Well its almost that day of the year, the Monday after Thanksgiving whereas everyone transforms into on-line mega shoppers. And we all know that the Christmas holiday is the period where starving merchants pray for huge sales.
Myself I think Cyber Monday is just another fabricated marketing term that really doesn’t drive any more sales, in fact it’s possible that it harms the brick and mortar sites. Boos and hisses to those “come on everyone is doing it” buzz phrases.
Provide a quality product and you will have sales everyday; we don’t buy into Cyber Monday.
Provide a quality product and you will have sales everyday; we don’t buy into Cyber Monday.
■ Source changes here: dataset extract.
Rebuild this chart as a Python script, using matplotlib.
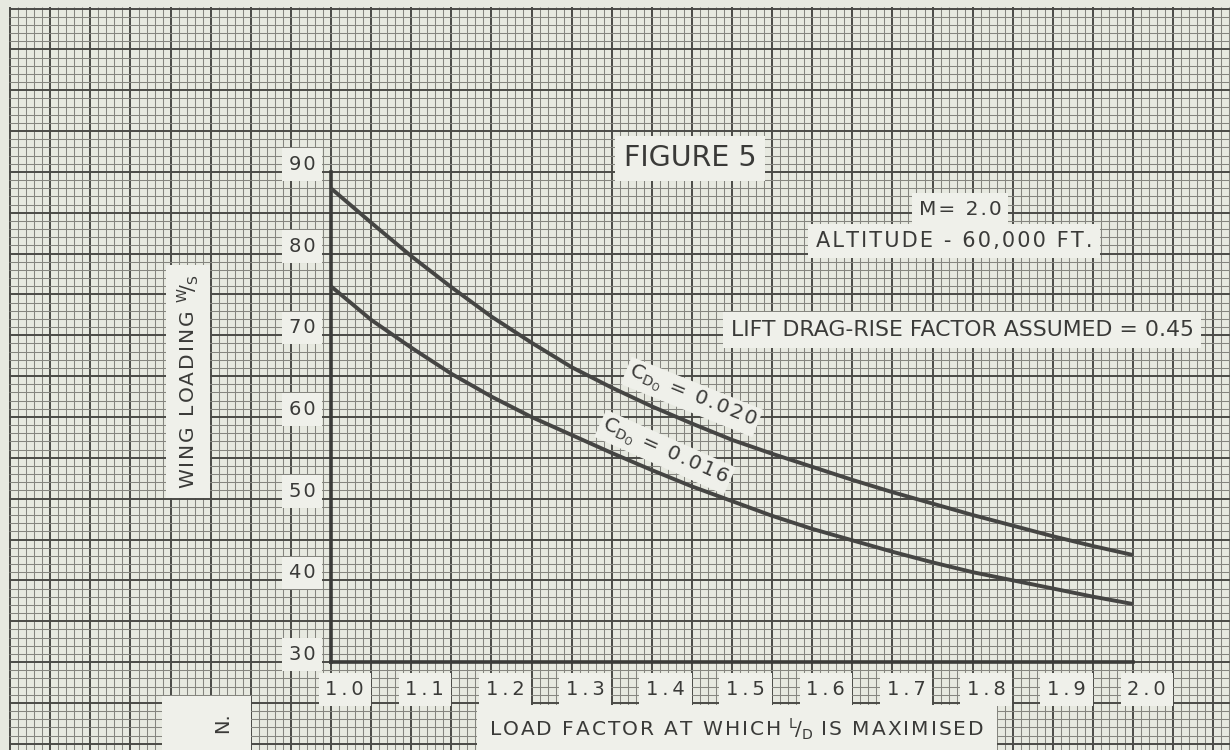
import numpy as np
import matplotlib
matplotlib.use("Agg")
import matplotlib.pyplot as plt

# load factor (x) and wing loading W/S
load_factor = [1.00, 1.05, 1.10, 1.15, 1.20, 1.25, 1.30, 1.35, 1.40, 1.45, 1.50,
               1.55, 1.60, 1.65, 1.70, 1.75, 1.80, 1.85, 1.90, 1.95, 2.00]
ws_cd020 = [88.0, 83.8, 79.7, 75.9, 72.3, 69.1, 66.1, 63.6, 61.3, 59.2, 57.2,
            55.5, 53.9, 52.3, 50.8, 49.4, 48.0, 46.7, 45.4, 44.2, 43.1]
ws_cd016 = [76.0, 71.9, 68.5, 65.3, 62.5, 60.0, 57.8, 55.6, 53.5, 51.5, 49.7,
            47.9, 46.3, 44.9, 43.5, 42.2, 41.0, 40.0, 39.0, 38.0, 37.1]

x_ticks = [1.0, 1.1, 1.2, 1.3, 1.4, 1.5, 1.6, 1.7, 1.8, 1.9, 2.0]
y_ticks = [30, 40, 50, 60, 70, 80, 90]

paper = "#e7e9e0"
boxc = "#eff0ea"
ink = "#3a3a38"


def spaced(s, gap="\u200a"):
    # wide letter spacing like the stencil lettering
    return gap.join(s)


fig = plt.figure(figsize=(12.3, 7.5), dpi=100, facecolor=paper)
ax = fig.add_axes([0, 0, 1, 1])
ax.set_facecolor(paper)
ax.set_xlim(0.5873, 2.1209)
ax.set_ylim(19.225, 111.06)
ax.axis('off')

# graph paper: minor every 0.01 / 1 unit, heavier every 5
xs = np.arange(60, 213) / 100
ys = np.arange(20, 111)
for i, x in enumerate(xs):
    major = (i % 5 == 0)
    ax.vlines(x, 19, 110.2, color="#4a4a46" if major else "#85857f",
              lw=1.4 if major else 0.75, zorder=1)
for j, y in enumerate(ys):
    major = (j % 5 == 0)
    ax.hlines(y, 0.598, 2.13, color="#4a4a46" if major else "#85857f",
              lw=1.4 if major else 0.75, zorder=1)

# axes
ax.plot([1.0, 1.0], [30, 90], color=ink, lw=2.6, zorder=3)
ax.plot([1.0, 2.0], [30, 30], color=ink, lw=2.6, zorder=3)

# curves
ax.plot(load_factor, ws_cd020, color="#454543", lw=2.8, zorder=4,
        solid_capstyle='butt')
ax.plot(load_factor, ws_cd016, color="#454543", lw=2.8, zorder=4,
        solid_capstyle='butt')

box = dict(boxstyle='square,pad=0.35', fc=boxc, ec='none')

for v in y_ticks:
    ax.text(0.964, v + 0.9, spaced(str(v)), ha='center', va='center',
            fontsize=14, color=ink, bbox=box, zorder=5)
for v in x_ticks:
    ax.text(v + 0.017, 26.6, spaced("%.1f" % v, "\u2009"), ha='center',
            va='center', fontsize=14, color=ink, bbox=box, zorder=5)

ax.text(1.4476, 91.7, "FIGURE 5", ha='center', va='center', fontsize=20.5,
        color=ink, bbox=dict(boxstyle='square,pad=0.3', fc=boxc, ec='none'), zorder=5)
ax.text(1.7843, 85.35, spaced("M= 2.0"), ha='center', va='center',
        fontsize=14.5, color=ink, bbox=box, zorder=5)
ax.text(1.7768, 81.55, spaced("ALTITUDE - 60,000 FT."), ha='center',
        va='center', fontsize=15, color=ink, bbox=box, zorder=5)
ax.text(1.7868, 70.65, "LIFT DRAG-RISE FACTOR ASSUMED = 0.45", ha='center',
        va='center', fontsize=15.8, color=ink, bbox=box, zorder=5)

ax.text(0.8217, 64.3, spaced("WING LOADING ") + r"$^{\mathrm{W}}\!/_{\mathrm{S}}$",
        ha='center', va='center', rotation=90, fontsize=14.5, color=ink,
        bbox=dict(boxstyle='square,pad=0.45', fc=boxc, ec='none'), zorder=5)
ax.text(1.5062, 21.7,
        spaced("LOAD FACTOR AT WHICH ") + r"$^{\mathrm{L}}\!/_{\mathrm{D}}$" + spaced(" IS MAXIMISED"),
        ha='center', va='center', fontsize=14.5, color=ink,
        bbox=dict(boxstyle='square,pad=0.6', fc=boxc, ec='none'), zorder=5)

ax.text(1.4501, 62.45, r"$\mathrm{C_{D_O}}$" + spaced(" = 0.020"), ha='center',
        va='center', rotation=-22, rotation_mode='anchor', fontsize=14.5, color=ink,
        bbox=dict(boxstyle='square,pad=0.15', fc=boxc, ec='none'), zorder=5)
ax.text(1.4165, 55.7, r"$\mathrm{C_{D_O}}$" + spaced(" = 0.016"), ha='center',
        va='center', rotation=-24, rotation_mode='anchor', fontsize=14.5, color=ink,
        bbox=dict(boxstyle='square,pad=0.15', fc=boxc, ec='none'), zorder=5)

# scribbled mark bottom-left
ax.text(0.8535, 22.6, "N.", ha='left', va='center', rotation=90, fontsize=14,
        color=ink, zorder=6)
ax.text(0.8445, 22.3, "        ", ha='center', va='center', fontsize=14,
        bbox=dict(boxstyle='square,pad=1.0', fc=boxc, ec='none'), zorder=5)

fig.savefig("out.png", dpi=100, facecolor=paper)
Furthermore I was reading an article today and I said to myself just who the heck is Keynote Systems; exactly how do they track my performance? “Keynote Systems, which tracks the performance of Internet sites, historically has found that the biggest load on Web sites comes on the Friday and Saturday after Thanksgiving, not the Monday."
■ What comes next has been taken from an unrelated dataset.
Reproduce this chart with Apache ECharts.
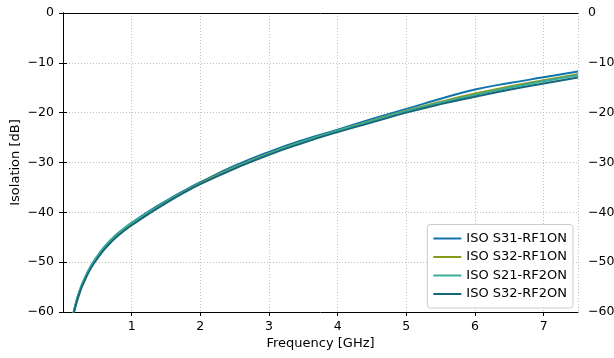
<!DOCTYPE html>
<html>
<head>
<meta charset="utf-8">
<script src="https://cdn.jsdelivr.net/npm/echarts@6/dist/echarts.min.js"></script>
<style>html,body{margin:0;padding:0;background:#fff}#c{width:614px;height:358px}</style>
</head>
<body>
<div id="c"></div>
<script>
const freq =      [0.1,   0.15,  0.2,   0.25,  0.3,   0.4,   0.5,   0.6,   0.7,   0.8,   0.9,   1.0,   1.25,  1.5,   1.75,   2.0,    2.5,    3.0,    3.5,    4.0,   4.5,    5.0,    5.5,   6.0,    6.5,    7.0,   7.5];
const isoS31RF1 = [-64.2, -60.3, -57.55, -55.4, -53.7, -50.9, -48.8, -47.0, -45.5, -44.2, -43.1, -42.1, -39.8, -37.7, -35.75, -33.95, -30.65, -27.85, -25.45, -23.4, -21.25, -19.25, -17.2, -15.35, -14.05, -12.9, -11.75];
const isoS32RF1 = [-64.4, -60.5, -57.75, -55.6, -53.9, -51.1, -49.0, -47.2, -45.7, -44.4, -43.3, -42.3, -40.0, -37.9, -35.95, -34.15, -30.95, -28.15, -25.75, -23.6, -21.55, -19.6,  -17.8, -16.15, -14.75, -13.5, -12.3];
const isoS21RF2 = [-64.2, -60.3, -57.55, -55.4, -53.7, -50.9, -48.8, -47.0, -45.5, -44.2, -43.1, -42.1, -40.0, -37.9, -36.0,  -34.25, -31.05, -28.25, -25.8,  -23.6, -21.65, -19.7,  -18.0, -16.45, -15.0,  -13.7, -12.5];
const isoS32RF2 = [-64.7, -60.8, -58.05, -55.9, -54.2, -51.4, -49.3, -47.5, -46.0, -44.7, -43.6, -42.6, -40.3, -38.15, -36.15, -34.35, -31.25, -28.45, -26.05, -23.9, -21.95, -20.0,  -18.3, -16.8,  -15.4,  -14.15, -12.95];
const seriesNames = ['ISO S31-RF1ON', 'ISO S32-RF1ON', 'ISO S21-RF2ON', 'ISO S32-RF2ON'];
const seriesData = [isoS31RF1, isoS32RF1, isoS21RF2, isoS32RF2];
const colors = ['#0f74ad', '#8a9a17', '#34ae9b', '#176579'];

const FONT = 'DejaVu Sans';
const fmt = v => String(v).replace('-', '\u2212');

const chart = echarts.init(document.getElementById('c'), null, {renderer: 'canvas'});
const gridLine = {color: '#b0b0b0', width: 0.8, type: [1, 2]};
const yAxisCommon = {
  type: 'value', min: -60, max: 0, interval: 10,
  axisLine: {show: true, lineStyle: {color: '#000', width: 1}},
  axisTick: {show: true, length: 4, lineStyle: {color: '#000', width: 1}},
  axisLabel: {color: '#000', fontFamily: FONT, fontSize: 12.5, margin: 9, formatter: fmt}
};
chart.setOption({
  animation: false,
  backgroundColor: '#fff',
  textStyle: {fontFamily: FONT},
  grid: {left: 63, right: 36, top: 13, bottom: 46, show: false, containLabel: false, outerBoundsMode: 'none'},
  legend: {
    orient: 'vertical', right: 41, bottom: 50,
    data: seriesNames,
    icon: 'rect', itemWidth: 28, itemHeight: 2, itemGap: 0.5,
    textStyle: {fontFamily: FONT, fontSize: 13, color: '#000', lineHeight: 18},
    backgroundColor: 'rgba(255,255,255,0.85)', borderColor: '#cccccc', borderWidth: 1, borderRadius: 3,
    padding: [5, 6, 5, 6]
  },
  xAxis: [{
    type: 'value', min: 0, max: 7.5, interval: 1, position: 'bottom',
    name: 'Frequency [GHz]', nameLocation: 'middle', nameGap: 25, nameMoveOverlap: false,
    nameTextStyle: {fontFamily: FONT, fontSize: 13, color: '#000'},
    axisLine: {show: true, onZero: false, lineStyle: {color: '#000', width: 1}},
    axisTick: {show: true, length: 4, lineStyle: {color: '#000', width: 1}},
    axisLabel: {color: '#000', fontFamily: FONT, fontSize: 12.5, margin: 8, showMinLabel: false, showMaxLabel: false},
    splitLine: {show: true, lineStyle: gridLine}
  }, {
    type: 'value', min: 0, max: 7.5, interval: 1, position: 'top',
    axisLine: {show: true, onZero: false, lineStyle: {color: '#000', width: 1}},
    axisTick: {show: false}, axisLabel: {show: false}, splitLine: {show: false}
  }],
  yAxis: [
    Object.assign({}, yAxisCommon, {
      position: 'left',
      name: 'Isolation [dB]', nameLocation: 'middle', nameGap: 41, nameMoveOverlap: false,
      nameTextStyle: {fontFamily: FONT, fontSize: 13, color: '#000'},
      splitLine: {show: true, lineStyle: gridLine}
    }),
    Object.assign({}, yAxisCommon, {
      position: 'right',
      axisLabel: Object.assign({}, yAxisCommon.axisLabel, {margin: 10}),
      splitLine: {show: false}
    })
  ],
  series: seriesNames.map((n, i) => ({
    name: n, type: 'line', smooth: 0.5, showSymbol: false, symbol: 'none', clip: true,
    xAxisIndex: 0, yAxisIndex: 0,
    lineStyle: {color: colors[i], width: 1.9},
    itemStyle: {color: colors[i]},
    data: freq.map((f, k) => [f, seriesData[i][k]])
  }))
});
</script>
</body>
</html>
IMO most of the shopping is done when people are at work, when the boss man is not looking. So any weekday can be a good day for sales. Certainly the type of product being sold can be a factor, but for the most part the day of the week does not matter much.
I think that the best metric for measuring sales is to monitor the credit card companies and see what they reported as peak periods. Hmm wouldn’t it be cool to have regularly updated info via a RSS feed from the credit card companies. Cyber Monday is just a bunch of mumbo jumbo.